The map offers rich detail including countless depth soundings, notes on the sea floor, commentary on reefs, rhumb lines, shoals, place names and a wealth of other practical information for the mariner. Though most charts in the East-India Pilot were derived from earlier maps prepared for Jean-Baptiste d'Apres de Mannevillette's 1745 Neptune Oriental, this particular chart is a new and uniquely British production.
Cartographically, the map is derived from surveys by Captain William Nichelson and Captain Watson. Nichelson, master of the HMS Elizabeth, made a survey of Bombay Harbor and coast of Malabar in 1763, creating a monumental 8 sheet of the Harbor in 1763.
The original map is known in a single example, of which only 7 of the 8 sheets have survived. In about 1780, William Herbert produced a chart entitled A Reduced Chart of Bombay Harbour to serve as an Index for the large one of eight sheets by Wm. Nichelson, Master of the H.M.S. Elizabeth.
This chart represents a massive leap forward in the charting of the Bay, significantly improving upon prior charts by Van Keulen and Mannevillette, as well as Samuel Thornton's Chart of Bombay.
The map is quite scarce on the market, this being the first example we have offered for sale.

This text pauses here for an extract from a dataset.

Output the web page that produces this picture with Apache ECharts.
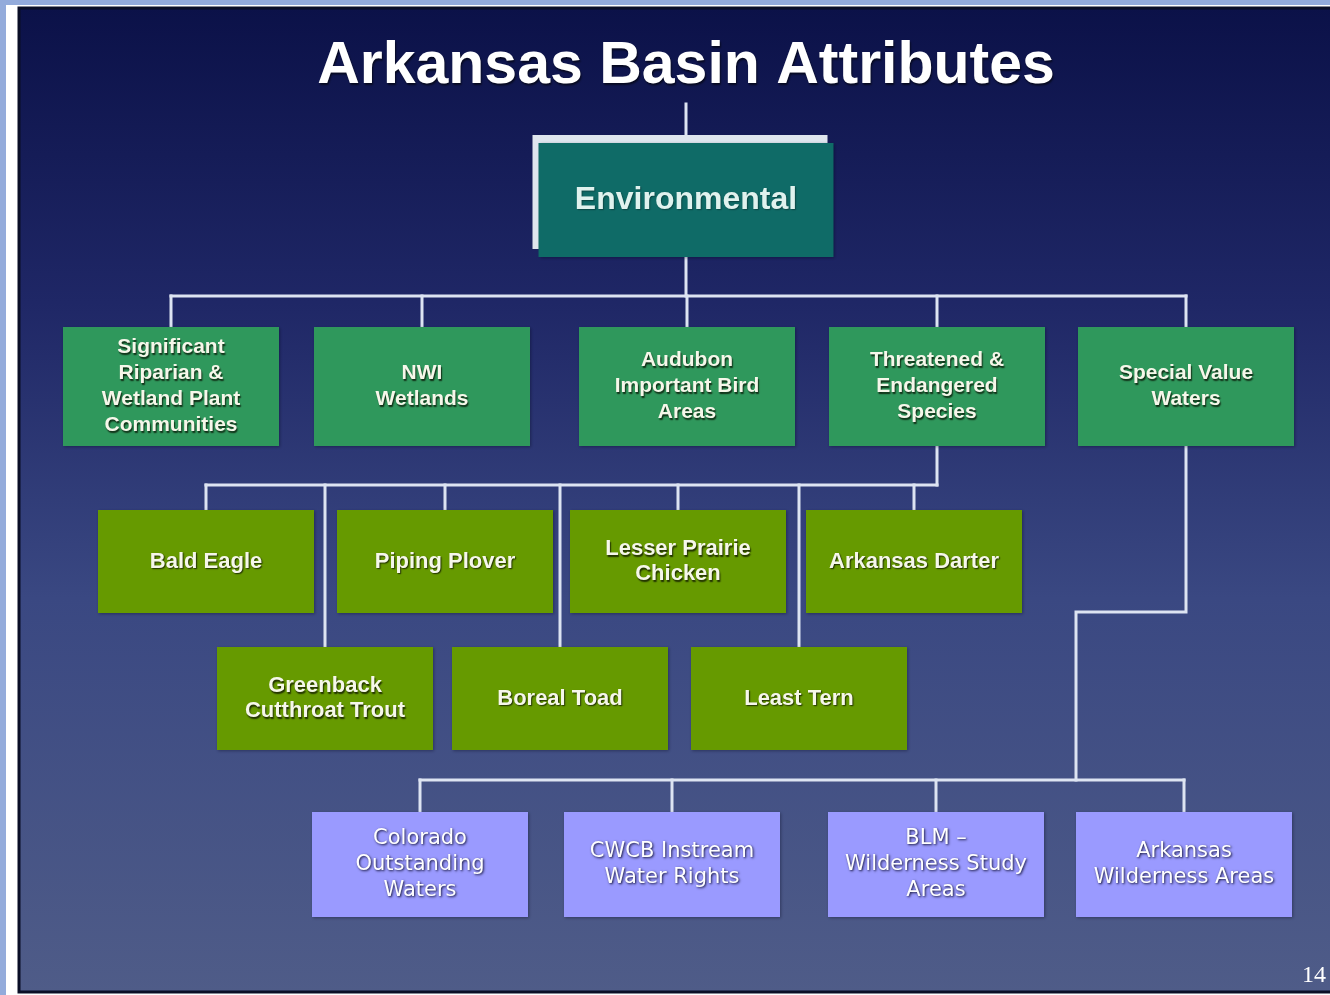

Laurie & Whittle refers to the partnership of Robert Laurie (1755?-1836) and James Whittle (1757-1818), engravers and map publishers. Both men were employed by Robert Sayer (ca. 1724-1794), one of the most prominent British publishers and map sellers of the eighteenth century. Sayer died in 1794 and his business was taken over by his assistants. The two worked together as Laurie & Whittle until 1812, when Laurie retired. They were especially known for publishing sea charts and maritime atlases. From 1812-1818, when he died, Whittle worked with Laurie’s son, Richard Holmes Laurie, as Whittle & Laurie. After 1818, the firm was known as R. H. Laurie, even though Richard died in 1858. Later, the firm was managed by Laurie’s draughtsman, Alexander George Findlay, and, later, Daniel and William Kettle.